Guess that Spice is a fun at-home activity you and your family can enjoy together by exploring more about those ingredients you enjoy putting in your favorite pies or cookies.
Brrr it’s cold out here
What do you do when you’re cold? Do you sit around the fireplace? When we are cold, we can easily grab some blankets, cozy up and drink some hot cocoa. For some animals, this is a time where food supply is scarce and hard to locate. It is a time to hibernate, or rest for months, by conserving energy and storing the fat from all summer long. You can explain to your child how they are conserving their energy when they are resting by measuring their pulse. Then follow up with another pulse measurement after they’ve been playing and compare their numbers. This can help them better understand why some animals hibernate.
Winter Solstice calls for shorter days and longer nights. Have your children draw what they see outside in their yard or neighborhood at 6 pm. You can then have them make another drawing of the same location and at the same time during our summer solstice next year, which is the longest day of the year. Have them observe what they drew differently or the same. Once they’ve shared their picture of their Winter Solstice you might want to take a moment together and learn more about this day by reading The Winter Solstice by Ellen Jackson.

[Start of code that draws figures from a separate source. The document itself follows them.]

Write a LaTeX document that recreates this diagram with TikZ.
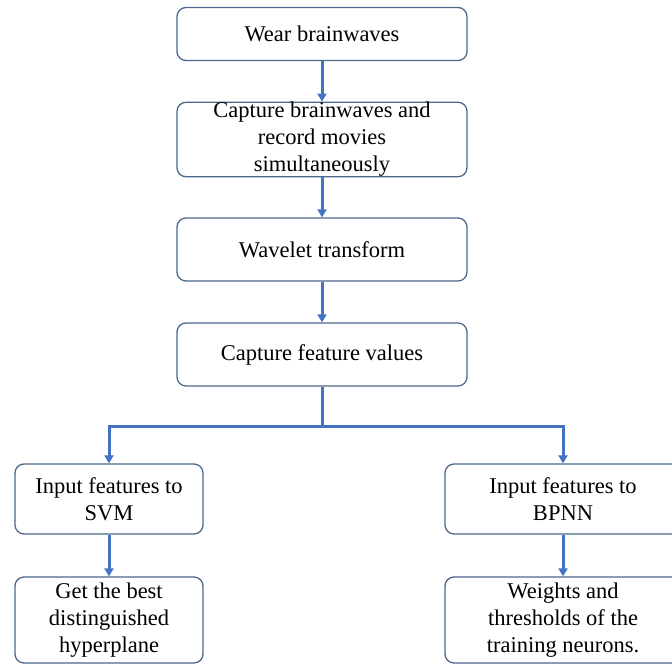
\documentclass[tikz,border=0pt]{standalone}
\usepackage{fontspec}
\setmainfont{Liberation Serif}
\usetikzlibrary{arrows.meta}

\definecolor{boxline}{RGB}{76,104,140}
\definecolor{flowblue}{RGB}{68,114,196}

\begin{document}
\begin{tikzpicture}
      [%%%%%%%%%%%%%%%%%%%%%%%%%%%%%%
      x=1pt,y=-1pt,
      stepbox/.style={rectangle,draw=boxline,line width=1.3pt,rounded corners=9pt,
        fill=white,align=center,inner sep=0pt,
        font=\fontsize{22.5}{27}\selectfont},
      flow/.style={draw=flowblue,line width=3pt,
        -{Triangle[width=9pt,length=8pt]}},
      ]%%%%%%%%%%%%%%%%%%%%%%%%%%%%%%
      
      \clip (0,0) rectangle (672,664);
      
      \node[stepbox,minimum width=290pt,minimum height=53pt] (wear) at (322,34) {Wear brainwaves};
      \node[stepbox,minimum width=290pt,minimum height=73pt] (capture) at (322,139.5)
        {Capture brainwaves and\\record movies\\simultaneously};
      \node[stepbox,minimum width=290pt,minimum height=63pt] (wavelet) at (322,249.5) {Wavelet transform};
      \node[stepbox,minimum width=290pt,minimum height=63pt] (feature) at (322,354.5) {Capture feature values};
      
      \node[stepbox,minimum width=188pt,minimum height=70pt] (svm) at (109,499) {Input features to\\SVM};
      \node[stepbox,minimum width=188pt,minimum height=86pt] (plane) at (109,620)
        {Get the best\\distinguished\\hyperplane};
      \node[stepbox,minimum width=236pt,minimum height=70pt] (bpnn) at (563,499) {Input features to\\BPNN};
      \node[stepbox,minimum width=236pt,minimum height=86pt] (neuron) at (563,620)
        {Weights and\\thresholds of the\\training neurons.};
      
      \coordinate (split) at (322,426);
      
      \draw[flow] (wear) -- (capture);
      \draw[flow] (capture) -- (wavelet);
      \draw[flow] (wavelet) -- (feature);
      \draw[flow] (feature) -- (split) -| (svm);
      \draw[flow] (split) -| (bpnn);
      \draw[flow] (svm) -- (plane);
      \draw[flow] (bpnn) -- (neuron);
    \end{tikzpicture}
\end{document}
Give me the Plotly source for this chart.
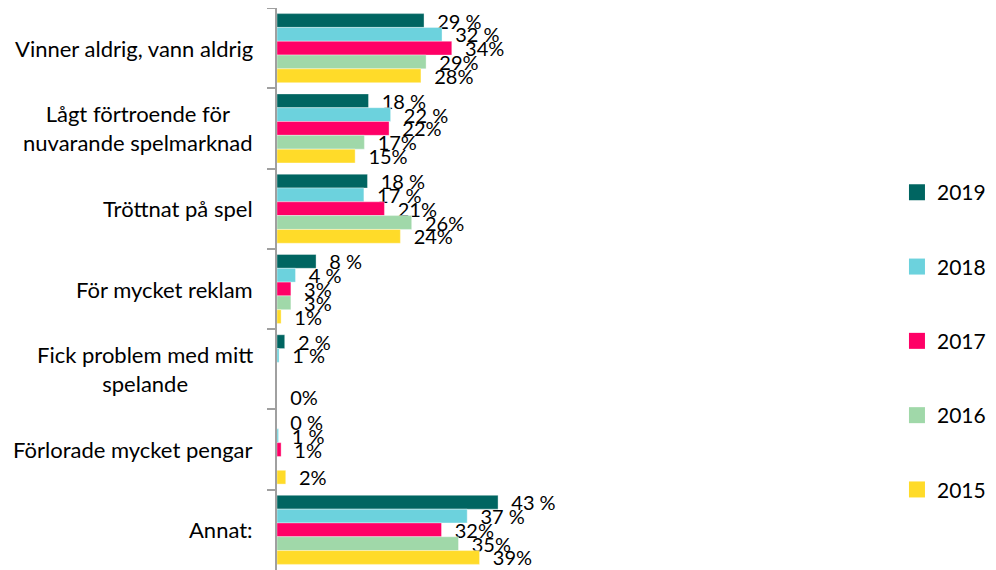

Let it snow, let it snow, let it snow
Snowflakes are mind-boggling! Would you like to make your own, one of a kind snowflake? Check out these sustainable snowflakes made out of newspaper! Not only are they easy to make, but you can decorate them around your home too! Then as a family, think of other ways you can reuse your newspaper this season. You might also want to check out The little book of snowflakes by Kenneth Libbrecht, which contains beautiful detailed photographs.